Now, the law has changed. Taxpayers have to file paper proof, and tax workers have to go over those papers one by one. Plus, an IRS spokesperson told us, many tax payers are making mistakes: "There are a lot of people who are doing things wrong."
Enrolled Agent Eva Rosenberg, with TaxMama.com, said not only are tax payers making those mistakes, but the IRS is too.
For example, IRS agents are losing documents and rejecting people who purchased homes with unit numbers – saying the numbers must be for rented apartments.
"They have processed 800,000 [returns asking for the homebuyer credit] in the past year, a huge volume," Rosenberg said. "I don't think they were ready for this kind of volume."
The result? Local budgets blown, local plans on hold and local frustration growing every week without that refund.
"It's a process they should have figured out" beforehand, Rosenberg said.
Rosenberg said the Steeles' case is not isolated. Countless others were planning to use their $8,000 to pay bills or pay off loans for their down payment. They filled out Form 5405, and have been checking their accounts for the direct deposit. Still, week after week, they see nothing.
So, we've compiled this list of resources for those in that boat:
The IRS says:
- If you filed for the Homebuyer Tax Credit with a 1040, it should take about six to eight weeks.
- If you filed with 1040x (amended return), it could take about 16 weeks.
- If your return is taking longer than the allotted time, call the IRS to find out why: 800-829-1040.

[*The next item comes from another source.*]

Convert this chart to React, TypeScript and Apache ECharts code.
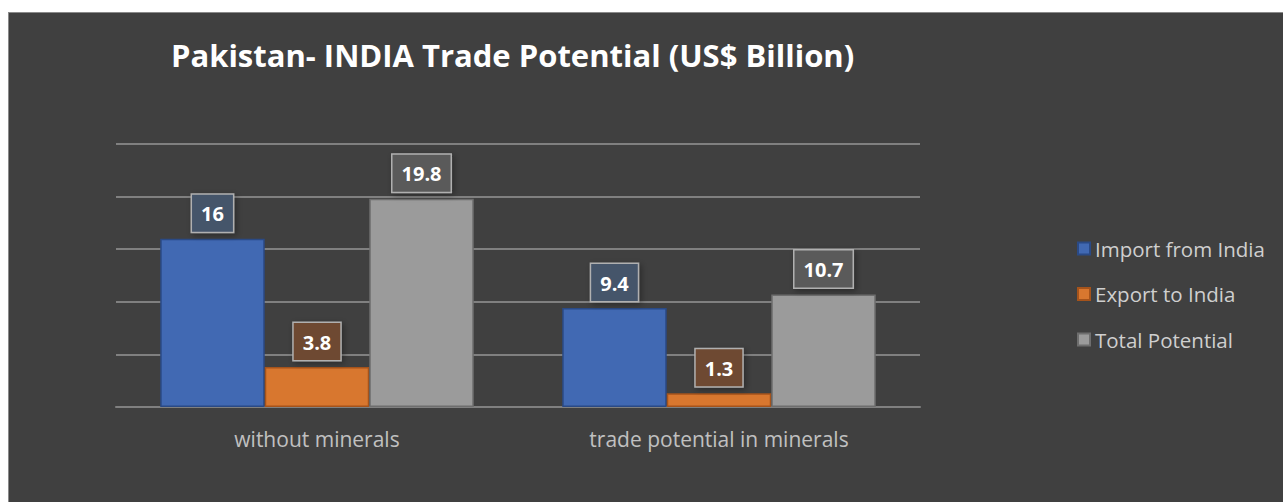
import React, { useEffect, useRef } from "react";
import * as echarts from "echarts";

const categories = ["without minerals", "trade potential in minerals"];
const importFromIndia = [16, 9.4];
const exportToIndia = [3.8, 1.3];
const totalPotential = [19.8, 10.7];
const seriesNames = ["Import from India", "Export to India", "Total Potential"];

export default function App() {
  const ref = useRef<HTMLDivElement>(null);
  useEffect(() => {
    if (!ref.current) return;
    const chart = echarts.init(ref.current, undefined, { renderer: "svg" });
    const mkLabel = (bg: string) => ({
      show: true,
      position: "top",
      distance: 7,
      color: "#ffffff",
      fontSize: 20,
      fontWeight: "bold",
      fontFamily: "Open Sans",
      lineHeight: 24,
      backgroundColor: bg,
      borderColor: "#b0b0b0",
      borderWidth: 1.5,
      padding: [7, 9, 6, 9],
      shadowColor: "rgba(0,0,0,0.35)",
      shadowBlur: 6,
      shadowOffsetX: 2,
      shadowOffsetY: 2,
    });
    const mk = (name: string, data: number[], color: string, border: string, labelBg: string) => ({
      name,
      type: "bar",
      data,
      barGap: "0%",
      barCategoryGap: "22%",
      itemStyle: { color, borderColor: border, borderWidth: 1.5 },
      label: mkLabel(labelBg),
    });
    chart.setOption({
      animation: false,
      backgroundColor: "#404040",
      title: {
        text: "Pakistan- INDIA Trade Potential (US$ Billion)",
        left: 157,
        top: 21,
        textStyle: { color: "#ffffff", fontSize: 31, fontWeight: "bold", fontFamily: "Open Sans" },
      },
      legend: {
        orient: "vertical",
        left: 1063,
        top: 220,
        itemGap: 24.5,
        itemWidth: 12,
        itemHeight: 12,
        icon: "rect",
        textStyle: { color: "#cfcfcf", fontSize: 20.5, fontFamily: "Open Sans" },
        data: seriesNames,
      },
      grid: { left: 107, right: 377, top: 131, bottom: 104 },
      xAxis: {
        type: "category",
        data: categories,
        axisLine: { show: true, lineStyle: { color: "#808080", width: 2 } },
        axisTick: { show: false },
        axisLabel: { color: "#c0c0c0", fontSize: 21, fontFamily: "Open Sans", margin: 21 },
      },
      yAxis: {
        type: "value",
        min: 0,
        max: 25,
        interval: 5,
        axisLabel: { show: false },
        axisLine: { show: false },
        axisTick: { show: false },
        splitLine: { lineStyle: { color: "#808080", width: 2 } },
      },
      series: [
        mk(seriesNames[0], importFromIndia, "#4169b3", "#2a4a86", "#44546a"),
        mk(seriesNames[1], exportToIndia, "#d8772f", "#a5531b", "#6e4a32"),
        mk(seriesNames[2], totalPotential, "#9b9b9b", "#6e6e6e", "#5a5a5a"),
      ],
    });
    return () => chart.dispose();
  }, []);
  return (
    <div
      style={{
        position: "absolute",
        left: 8,
        top: 12,
        width: 1290,
        height: 500,
        border: "1px solid #8a8a8a",
        boxSizing: "border-box",
        overflow: "hidden",
      }}
    >
      <div ref={ref} style={{ width: 1288, height: 498 }} />
    </div>
  );
}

- If your problems are not getting resolved, contact the Taxpayer Advocate Service: http://www.irs.gov/advocate/
1) Send your return to an IRS street address, not a PO Box.
2) Make sure you have all of the documentation and have filled it out properly before you send it in.
3) Make copies of all of your documents.
4) Send it via certified mail to get proof that you did send it in.
5) Write a cover letter explaining any points that you think might become a question for the IRS. For example, TaxMama.com says, in California, the HUD form doesn’t require a signature. You should have it signed anyway, and then include that information in your cover letter.